All of the material should be reproduced exactly, with pictures left out.

→ **AVAILABLE DATA**
========================================================================

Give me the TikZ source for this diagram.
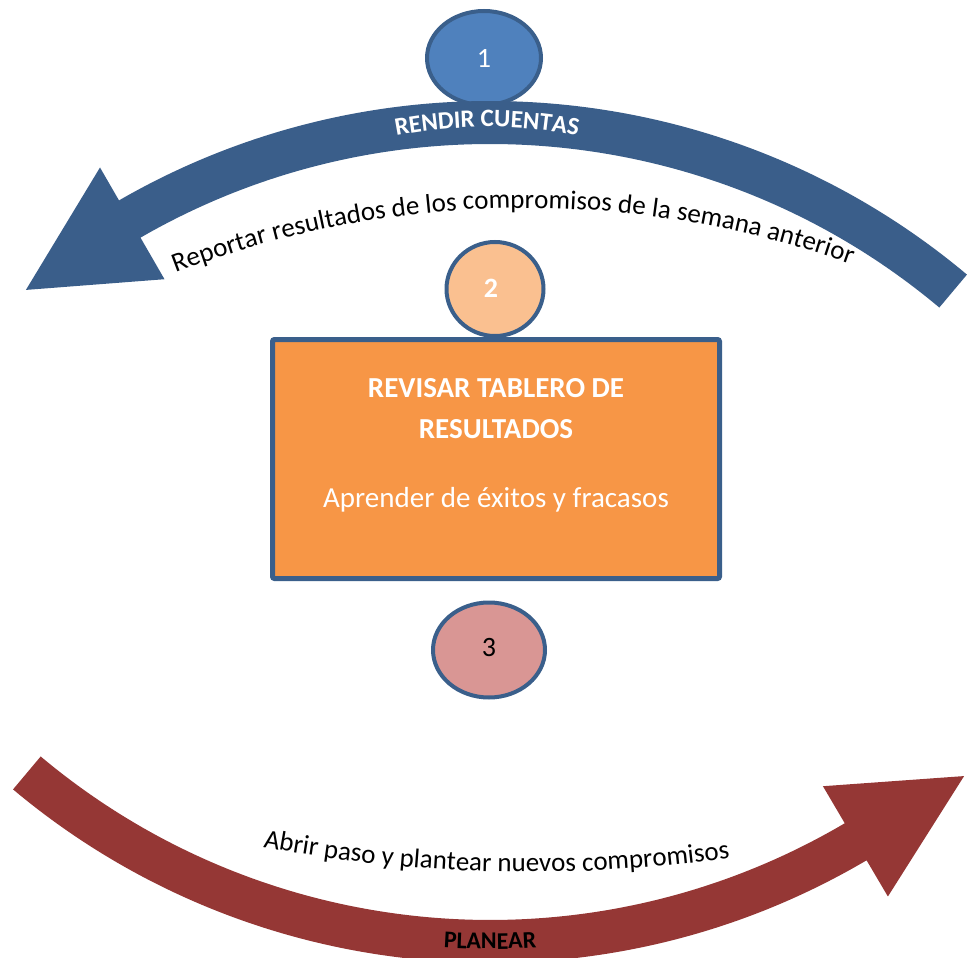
\documentclass[tikz,border=0pt]{standalone}
\usepackage{fontspec}
\setmainfont{Carlito}
\usetikzlibrary{decorations.text,shapes.geometric}
\definecolor{bandblue}{HTML}{3A5E8A}
\definecolor{edgeblue}{HTML}{3A5F8B}
\definecolor{fillone}{HTML}{4F81BD}
\definecolor{filltwo}{HTML}{FAC090}
\definecolor{fillbox}{HTML}{F79646}
\definecolor{fillthree}{HTML}{D99694}
\definecolor{bandred}{HTML}{953735}
\begin{document}
\begin{tikzpicture}[x=1pt,y=1pt,
  numshape/.style={ellipse, draw=edgeblue, line width=4pt, inner sep=0pt},
  boxshape/.style={rectangle, draw=edgeblue, fill=fillbox, line width=5pt, rounded corners=2pt, inner sep=0pt},
  boxtitle/.style={anchor=base, text=white, font=\fontsize{29}{29}\selectfont\bfseries},
  boxsub/.style={anchor=base, text=white, font=\fontsize{29}{29}\selectfont}]
\useasboundingbox (0,0) rectangle (970,-958);
\clip (0,0) rectangle (970,-958);

% circle 1
\node[numshape, fill=fillone, minimum width=114, minimum height=94] (c1) at (484,-58) {};
\node[text=white, font=\fontsize{28}{28}\selectfont] (n1) at (484,-58) {1};

% top blue band
\begin{scope}[shift={(490,-843)}]
\fill[bandblue] (50:742) arc[start angle=50, end angle=120, radius=742]
  -- (120:780) -- (130:722) -- (120:651) -- (120:699)
  arc[start angle=120, end angle=50, radius=699] -- cycle;
\end{scope}

\begin{scope}[shift={(487,-607)}]
\path[decorate, decoration={text along path, text align=center,
  text={|\fontsize{25}{25}\selectfont\bfseries\color{white}|RENDIR CUENTAS}}]
  (110:480) arc[start angle=110, end angle=70, radius=480];
\end{scope}

\begin{scope}[shift={(525,-1182)}]
\path[decorate, decoration={text along path, text align=center,
  text={|\fontsize{27}{27}\selectfont\color{black}|Reportar resultados de los compromisos de la semana anterior}}]
  (115:974) arc[start angle=115, end angle=66.5, radius=974];
\end{scope}

% circle 2
\node[numshape, fill=filltwo, minimum width=97, minimum height=94] (c2) at (495,-289) {};
\node[text=white, font=\fontsize{28}{28}\selectfont\bfseries] (n2) at (491,-288) {2};

% box
\node[boxshape, minimum width=447, minimum height=239] (box) at (496,-459) {};
\node[boxtitle] (t1) at (496,-397) {REVISAR TABLERO DE};
\node[boxtitle] (t2) at (496,-438) {RESULTADOS};
\node[boxsub] (t3) at (496,-507) {Aprender de éxitos y fracasos};

% circle 3
\node[numshape, fill=fillthree, minimum width=112, minimum height=95] (c3) at (489,-650) {};
\node[text=black, font=\fontsize{28}{28}\selectfont] (n3) at (489,-648) {3};

% bottom red band
\begin{scope}[shift={(490,-221)}]
\fill[bandred] (-130:742) arc[start angle=-130, end angle=-59.5, radius=742]
  -- (-59.5:784) -- (-49.5:730) -- (-59.5:656) -- (-59.5:699)
  arc[start angle=-59.5, end angle=-130, radius=699] -- cycle;
\path[decorate, decoration={text along path, text align=center,
  text={|\fontsize{24}{24}\selectfont\bfseries\color{black}|PLANEAR}}]
  (-100:728) arc[start angle=-100, end angle=-80, radius=728];
\end{scope}

\begin{scope}[shift={(530,574)}]
\path[decorate, decoration={text along path, text align=center,
  text={|\fontsize{27}{27}\selectfont\color{black}|Abrir paso y plantear nuevos compromisos}}]
  (-101:1446) arc[start angle=-101, end angle=-81.7, radius=1446];
\end{scope}
\end{tikzpicture}
\end{document}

========================================================================

→ **TASK RESPONSE**
Give me the TikZ source for this diagram.
\documentclass[tikz,border=0pt]{standalone}
\usepackage{fontspec}
\setmainfont{Carlito}
\usetikzlibrary{decorations.text,shapes.geometric}
\definecolor{bandblue}{HTML}{3A5E8A}
\definecolor{edgeblue}{HTML}{3A5F8B}
\definecolor{fillone}{HTML}{4F81BD}
\definecolor{filltwo}{HTML}{FAC090}
\definecolor{fillbox}{HTML}{F79646}
\definecolor{fillthree}{HTML}{D99694}
\definecolor{bandred}{HTML}{953735}
\begin{document}
\begin{tikzpicture}[x=1pt,y=1pt,
  numshape/.style={ellipse, draw=edgeblue, line width=4pt, inner sep=0pt},
  boxshape/.style={rectangle, draw=edgeblue, fill=fillbox, line width=5pt, rounded corners=2pt, inner sep=0pt},
  boxtitle/.style={anchor=base, text=white, font=\fontsize{29}{29}\selectfont\bfseries},
  boxsub/.style={anchor=base, text=white, font=\fontsize{29}{29}\selectfont}]
\useasboundingbox (0,0) rectangle (970,-958);
\clip (0,0) rectangle (970,-958);

% circle 1
\node[numshape, fill=fillone, minimum width=114, minimum height=94] (c1) at (484,-58) {};
\node[text=white, font=\fontsize{28}{28}\selectfont] (n1) at (484,-58) {1};

% top blue band
\begin{scope}[shift={(490,-843)}]
\fill[bandblue] (50:742) arc[start angle=50, end angle=120, radius=742]
  -- (120:780) -- (130:722) -- (120:651) -- (120:699)
  arc[start angle=120, end angle=50, radius=699] -- cycle;
\end{scope}

\begin{scope}[shift={(487,-607)}]
\path[decorate, decoration={text along path, text align=center,
  text={|\fontsize{25}{25}\selectfont\bfseries\color{white}|RENDIR CUENTAS}}]
  (110:480) arc[start angle=110, end angle=70, radius=480];
\end{scope}

\begin{scope}[shift={(525,-1182)}]
\path[decorate, decoration={text along path, text align=center,
  text={|\fontsize{27}{27}\selectfont\color{black}|Reportar resultados de los compromisos de la semana anterior}}]
  (115:974) arc[start angle=115, end angle=66.5, radius=974];
\end{scope}

% circle 2
\node[numshape, fill=filltwo, minimum width=97, minimum height=94] (c2) at (495,-289) {};
\node[text=white, font=\fontsize{28}{28}\selectfont\bfseries] (n2) at (491,-288) {2};

% box
\node[boxshape, minimum width=447, minimum height=239] (box) at (496,-459) {};
\node[boxtitle] (t1) at (496,-397) {REVISAR TABLERO DE};
\node[boxtitle] (t2) at (496,-438) {RESULTADOS};
\node[boxsub] (t3) at (496,-507) {Aprender de éxitos y fracasos};

% circle 3
\node[numshape, fill=fillthree, minimum width=112, minimum height=95] (c3) at (489,-650) {};
\node[text=black, font=\fontsize{28}{28}\selectfont] (n3) at (489,-648) {3};

% bottom red band
\begin{scope}[shift={(490,-221)}]
\fill[bandred] (-130:742) arc[start angle=-130, end angle=-59.5, radius=742]
  -- (-59.5:784) -- (-49.5:730) -- (-59.5:656) -- (-59.5:699)
  arc[start angle=-59.5, end angle=-130, radius=699] -- cycle;
\path[decorate, decoration={text along path, text align=center,
  text={|\fontsize{24}{24}\selectfont\bfseries\color{black}|PLANEAR}}]
  (-100:728) arc[start angle=-100, end angle=-80, radius=728];
\end{scope}

\begin{scope}[shift={(530,574)}]
\path[decorate, decoration={text along path, text align=center,
  text={|\fontsize{27}{27}\selectfont\color{black}|Abrir paso y plantear nuevos compromisos}}]
  (-101:1446) arc[start angle=-101, end angle=-81.7, radius=1446];
\end{scope}
\end{tikzpicture}
\end{document}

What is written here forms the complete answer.